とにかくよく大女優にここまでやらせるなーと、ぶっとんでいた電波少年シリーズ。出演者からおそれられていたプロデューサーの登場はダースベイダーのテーマ曲。(とんねるずの生ダラで研ナオコさんが登場してくる時も流れてた…)
もう、このはちゃめちゃでこれこそ正真正銘カオスで突き抜けたバラエティはもう観られないのだろうか…

きっと、予想もつかなかったことが未来には待ってるかもしれない。
今の常識がいつかひっくり返るかもしれない。
歴史はそんなもので繰り返されてきた。

改めて伊藤高史さん、やってのけたんだもんなぁ…むちゃくちゃな企画…すごいなぁ…

そんな方と繋がれるなんて良い時代になったもんだ…と、ダースベイダーのテーマが微かに聴こえてくるのだった。



《追記(2023/02/19)》

https://youtu.be/WSOYINhw1GU

記事を書いてから発見した動画。
過去のこと、現在のことを伊藤高史さんの声で聴けた。

私は例えば戦隊ヒーローや仮面ライダー出身(デビュー)俳優さんがずっと何年もどんな役を演じても過去の戦隊ヒーローや仮面ライダーについて尋ねられる、もしくはそれをふまえてインタビューされたりするのが御本人は嫌なのだろうかと考えることがある。いつまでもそればっかり…と、触れてはいけないのかなと考えてのことなのだが、伊藤さんはこの動画でのやりとりからするとそうではないと少しホッとしている。

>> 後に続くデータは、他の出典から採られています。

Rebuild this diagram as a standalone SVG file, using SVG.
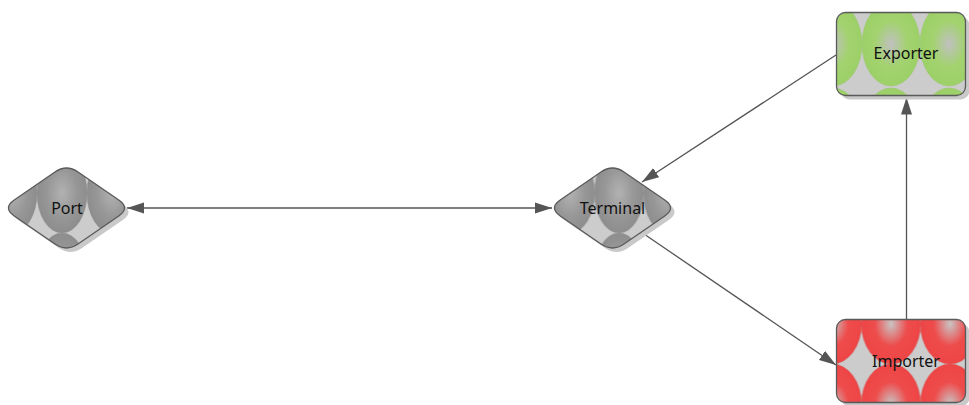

役者としてはもちろんだが、劇団の旗揚げや、その為にシナリオの勉強を30代後半からシナリオセンターに通って学んだこと、色んな方と触れ合って吸収してきたことを知り、アツい方だと印象が変わった。創り手気質で、地味な作業もこなす演じるだけではない役者さんなのだと。
電波少年のプロデューサーも欽ちゃんから長年学んできたことも驚きだったが、演出は暖簾分けとまではいかないにしても教えのお裾分けなんだと感じた。
伝えて継がれていくことで舞台芸術に限らずこの世の文化芸術は上書きされていく。

現場の息づかいを体感させてくれる存在は外側にいる自分には有り難いものなのだ。

アウトサイダーだけに…なんてね。